**DATA SUPPLIED**:
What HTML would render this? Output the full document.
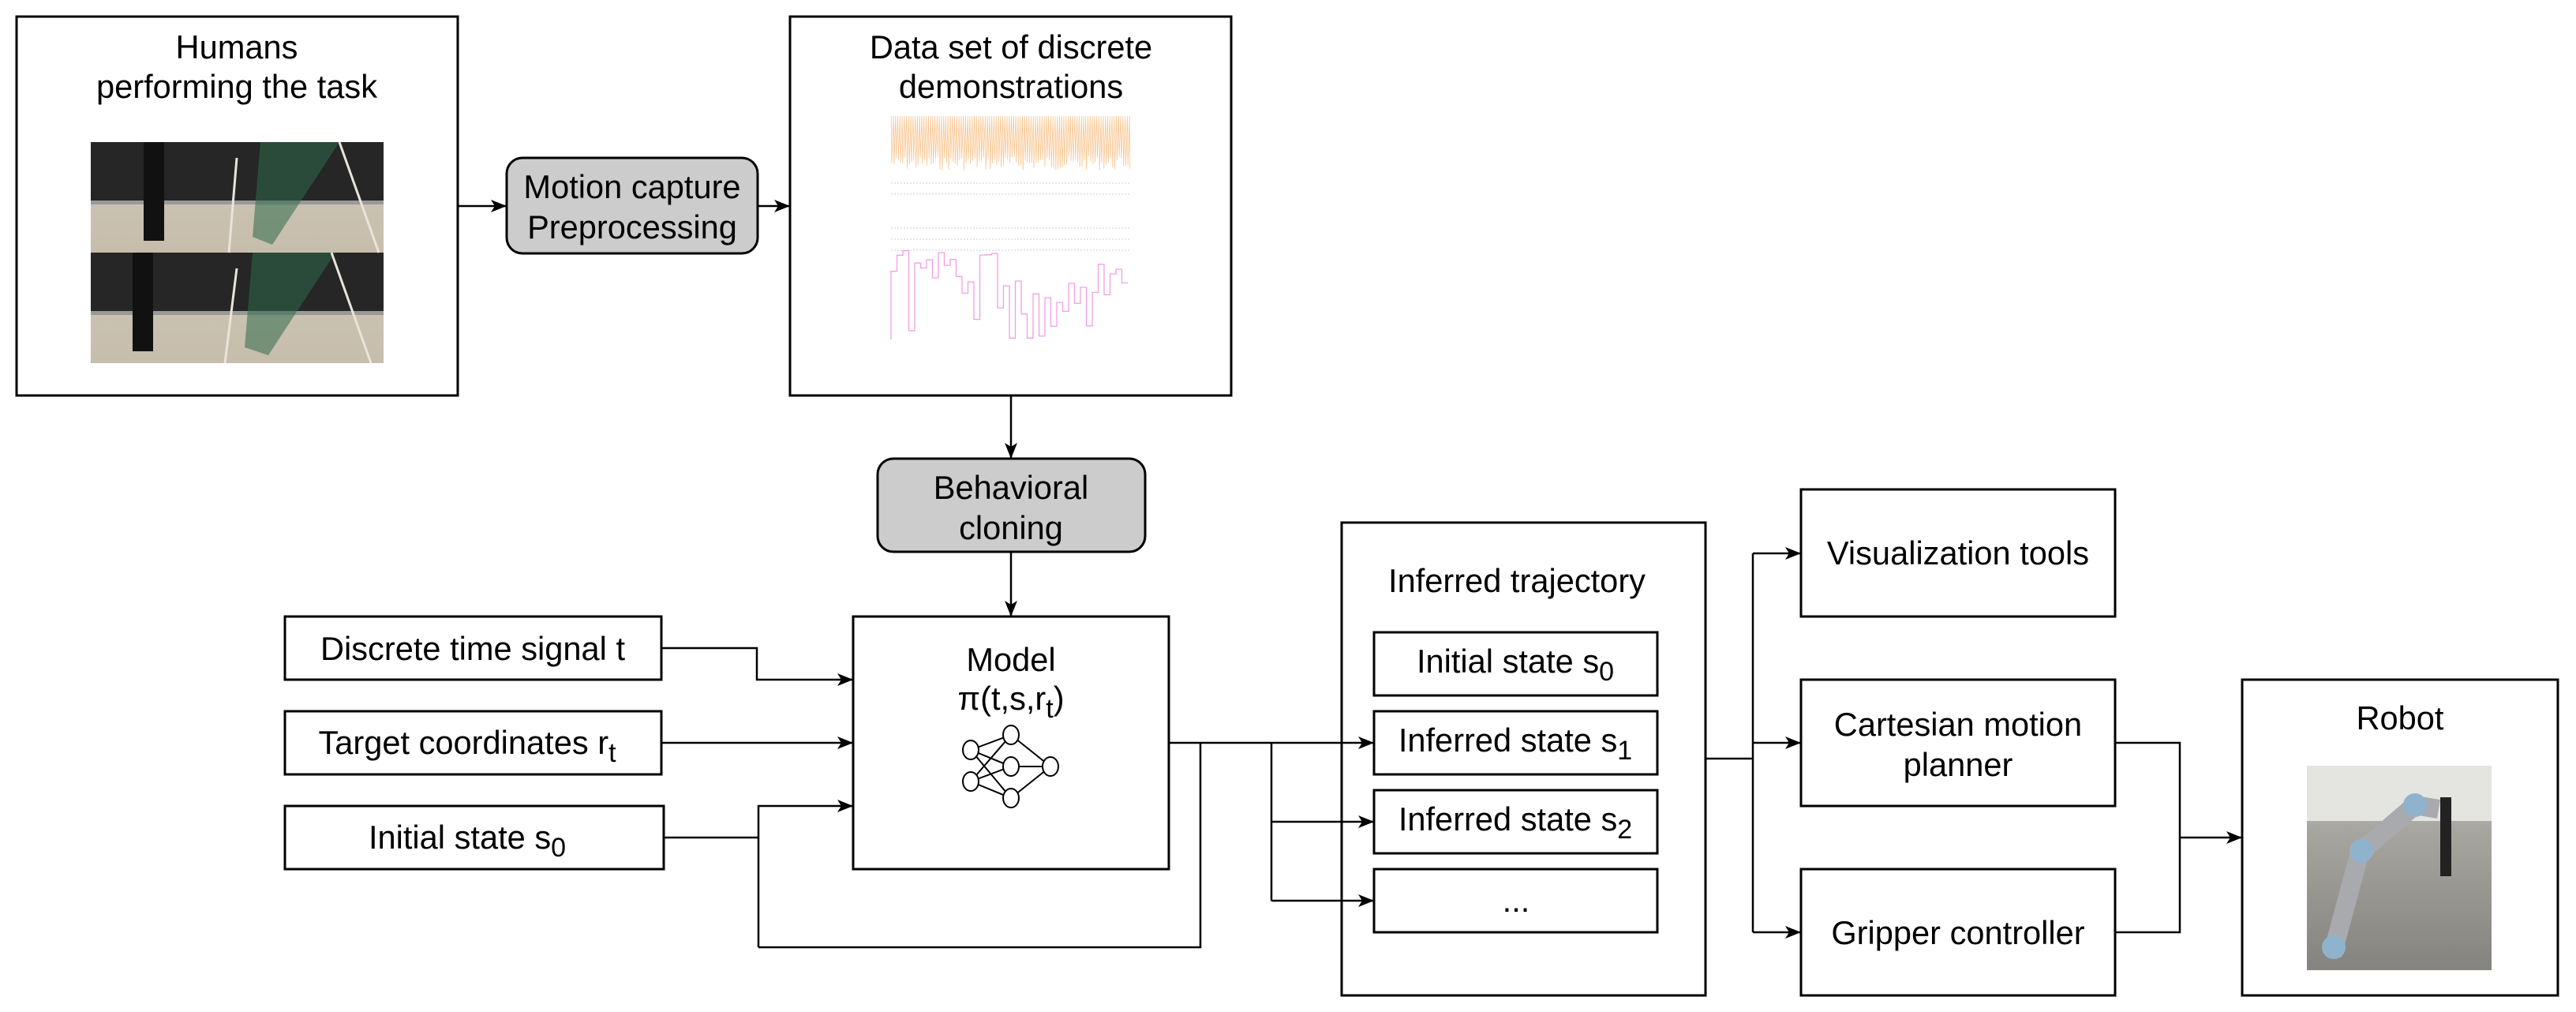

--

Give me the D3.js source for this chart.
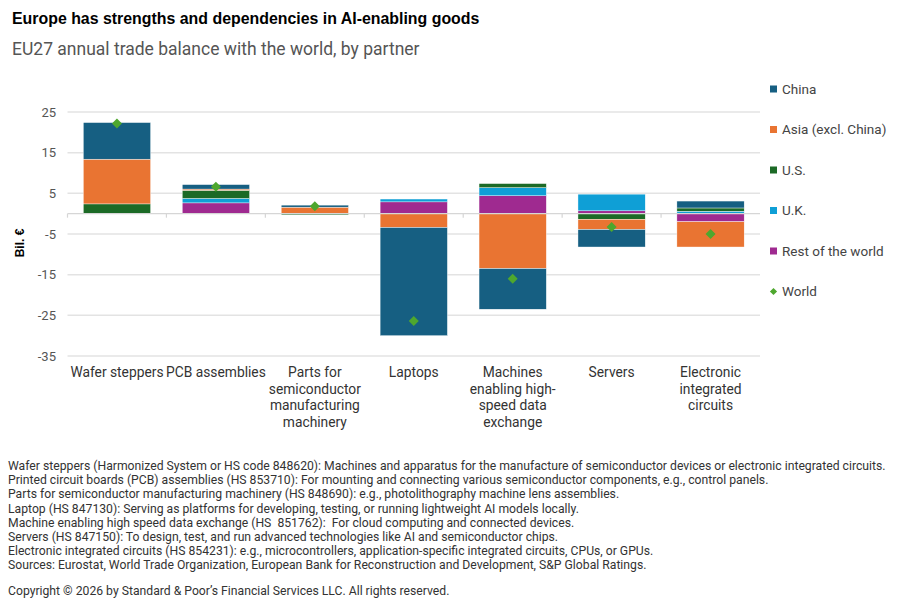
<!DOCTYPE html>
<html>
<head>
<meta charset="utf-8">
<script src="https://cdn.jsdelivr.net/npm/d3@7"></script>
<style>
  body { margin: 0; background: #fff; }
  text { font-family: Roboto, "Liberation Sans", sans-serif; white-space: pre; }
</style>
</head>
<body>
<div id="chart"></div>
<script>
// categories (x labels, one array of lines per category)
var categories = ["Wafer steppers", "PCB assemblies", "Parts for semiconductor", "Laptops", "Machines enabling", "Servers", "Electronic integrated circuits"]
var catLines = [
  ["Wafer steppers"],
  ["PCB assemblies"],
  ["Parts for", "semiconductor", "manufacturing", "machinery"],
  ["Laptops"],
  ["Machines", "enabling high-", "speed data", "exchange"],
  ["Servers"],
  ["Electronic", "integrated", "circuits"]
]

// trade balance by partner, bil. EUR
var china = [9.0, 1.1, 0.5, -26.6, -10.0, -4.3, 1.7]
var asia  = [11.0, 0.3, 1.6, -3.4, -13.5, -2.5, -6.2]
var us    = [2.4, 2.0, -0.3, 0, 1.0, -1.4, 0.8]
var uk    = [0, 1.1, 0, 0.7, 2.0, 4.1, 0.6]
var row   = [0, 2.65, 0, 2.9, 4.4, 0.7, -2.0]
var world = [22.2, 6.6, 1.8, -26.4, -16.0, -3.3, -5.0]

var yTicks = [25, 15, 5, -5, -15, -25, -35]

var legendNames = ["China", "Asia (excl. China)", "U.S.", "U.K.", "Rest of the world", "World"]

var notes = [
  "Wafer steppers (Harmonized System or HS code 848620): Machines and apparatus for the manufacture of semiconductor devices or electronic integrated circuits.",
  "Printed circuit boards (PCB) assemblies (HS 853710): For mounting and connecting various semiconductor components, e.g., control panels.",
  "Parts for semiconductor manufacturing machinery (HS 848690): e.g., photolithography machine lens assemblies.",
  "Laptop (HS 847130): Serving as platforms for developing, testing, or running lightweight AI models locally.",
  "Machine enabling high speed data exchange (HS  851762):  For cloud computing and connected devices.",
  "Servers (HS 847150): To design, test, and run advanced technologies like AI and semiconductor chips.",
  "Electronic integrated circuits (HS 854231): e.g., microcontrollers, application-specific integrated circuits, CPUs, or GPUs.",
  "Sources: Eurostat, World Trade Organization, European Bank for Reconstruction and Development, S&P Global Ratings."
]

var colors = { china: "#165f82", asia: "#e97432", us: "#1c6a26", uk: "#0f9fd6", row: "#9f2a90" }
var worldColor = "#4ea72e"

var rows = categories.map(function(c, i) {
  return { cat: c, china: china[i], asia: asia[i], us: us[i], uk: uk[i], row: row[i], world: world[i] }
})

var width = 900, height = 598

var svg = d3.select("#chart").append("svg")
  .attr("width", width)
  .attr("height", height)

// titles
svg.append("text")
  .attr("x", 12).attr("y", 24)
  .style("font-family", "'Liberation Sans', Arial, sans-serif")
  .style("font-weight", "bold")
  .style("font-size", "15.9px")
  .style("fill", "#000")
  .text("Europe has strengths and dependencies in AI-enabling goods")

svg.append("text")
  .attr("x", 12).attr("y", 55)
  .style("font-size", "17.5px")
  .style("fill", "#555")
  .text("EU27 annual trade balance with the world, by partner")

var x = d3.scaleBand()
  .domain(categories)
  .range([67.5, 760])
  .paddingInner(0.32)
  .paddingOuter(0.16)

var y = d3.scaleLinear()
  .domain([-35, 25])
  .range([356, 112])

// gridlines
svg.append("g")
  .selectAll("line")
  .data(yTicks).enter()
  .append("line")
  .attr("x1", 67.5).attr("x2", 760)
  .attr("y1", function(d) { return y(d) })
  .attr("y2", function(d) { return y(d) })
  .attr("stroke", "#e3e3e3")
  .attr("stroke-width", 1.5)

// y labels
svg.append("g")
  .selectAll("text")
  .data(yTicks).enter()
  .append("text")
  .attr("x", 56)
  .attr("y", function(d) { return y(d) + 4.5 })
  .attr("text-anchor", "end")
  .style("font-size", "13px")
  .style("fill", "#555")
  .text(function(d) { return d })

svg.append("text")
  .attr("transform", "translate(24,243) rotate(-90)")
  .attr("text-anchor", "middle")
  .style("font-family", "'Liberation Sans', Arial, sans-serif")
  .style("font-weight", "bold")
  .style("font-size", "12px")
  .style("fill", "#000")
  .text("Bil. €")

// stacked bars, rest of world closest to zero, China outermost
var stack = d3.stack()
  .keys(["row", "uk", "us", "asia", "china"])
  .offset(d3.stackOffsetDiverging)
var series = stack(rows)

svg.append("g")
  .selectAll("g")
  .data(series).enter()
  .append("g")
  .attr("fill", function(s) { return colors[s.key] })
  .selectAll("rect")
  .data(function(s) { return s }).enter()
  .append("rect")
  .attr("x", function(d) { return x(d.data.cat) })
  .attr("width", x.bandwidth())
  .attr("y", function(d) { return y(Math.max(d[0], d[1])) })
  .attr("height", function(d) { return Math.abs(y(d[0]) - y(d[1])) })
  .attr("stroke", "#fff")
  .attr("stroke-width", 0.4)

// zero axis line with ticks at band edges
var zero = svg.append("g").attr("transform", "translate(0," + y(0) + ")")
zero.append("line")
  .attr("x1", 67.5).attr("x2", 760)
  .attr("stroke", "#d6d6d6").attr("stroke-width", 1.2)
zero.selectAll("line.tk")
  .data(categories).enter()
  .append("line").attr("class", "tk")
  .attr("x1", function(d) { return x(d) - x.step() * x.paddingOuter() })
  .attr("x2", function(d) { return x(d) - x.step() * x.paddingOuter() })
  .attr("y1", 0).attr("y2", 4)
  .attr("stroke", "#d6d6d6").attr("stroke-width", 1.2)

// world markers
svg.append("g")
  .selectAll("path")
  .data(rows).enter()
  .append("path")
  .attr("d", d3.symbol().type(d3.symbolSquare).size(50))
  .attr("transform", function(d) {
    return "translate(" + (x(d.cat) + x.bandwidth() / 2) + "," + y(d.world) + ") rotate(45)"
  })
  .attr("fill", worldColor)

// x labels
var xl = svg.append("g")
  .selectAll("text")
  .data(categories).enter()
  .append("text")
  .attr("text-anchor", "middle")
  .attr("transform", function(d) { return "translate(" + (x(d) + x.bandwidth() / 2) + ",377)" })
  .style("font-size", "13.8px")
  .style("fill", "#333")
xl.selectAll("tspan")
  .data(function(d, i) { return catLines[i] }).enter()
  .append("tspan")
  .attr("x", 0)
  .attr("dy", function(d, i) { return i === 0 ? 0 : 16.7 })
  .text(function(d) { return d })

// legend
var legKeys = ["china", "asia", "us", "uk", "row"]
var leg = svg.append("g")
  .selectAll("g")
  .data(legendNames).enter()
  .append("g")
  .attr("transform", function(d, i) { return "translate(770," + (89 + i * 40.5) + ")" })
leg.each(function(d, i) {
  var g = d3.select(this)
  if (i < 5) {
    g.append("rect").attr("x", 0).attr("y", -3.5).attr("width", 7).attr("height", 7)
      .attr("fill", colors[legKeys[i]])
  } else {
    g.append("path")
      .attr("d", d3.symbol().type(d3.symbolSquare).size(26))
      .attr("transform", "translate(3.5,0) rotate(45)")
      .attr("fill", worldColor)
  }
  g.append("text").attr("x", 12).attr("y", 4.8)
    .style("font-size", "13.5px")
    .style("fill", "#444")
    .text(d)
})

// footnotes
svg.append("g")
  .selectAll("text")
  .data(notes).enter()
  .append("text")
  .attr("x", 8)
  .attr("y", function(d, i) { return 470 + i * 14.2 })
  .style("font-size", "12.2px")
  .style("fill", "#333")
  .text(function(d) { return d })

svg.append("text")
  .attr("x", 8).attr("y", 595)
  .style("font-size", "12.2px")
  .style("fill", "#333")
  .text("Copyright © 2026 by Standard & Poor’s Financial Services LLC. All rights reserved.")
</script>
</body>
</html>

**PROBLEM**:
Find the word "chart" and list each line it appears in.

**WRITTEN RESPONSE**:
Give me the D3.js source for this chart.
<div id="chart"></div>
var svg = d3.select("#chart").append("svg")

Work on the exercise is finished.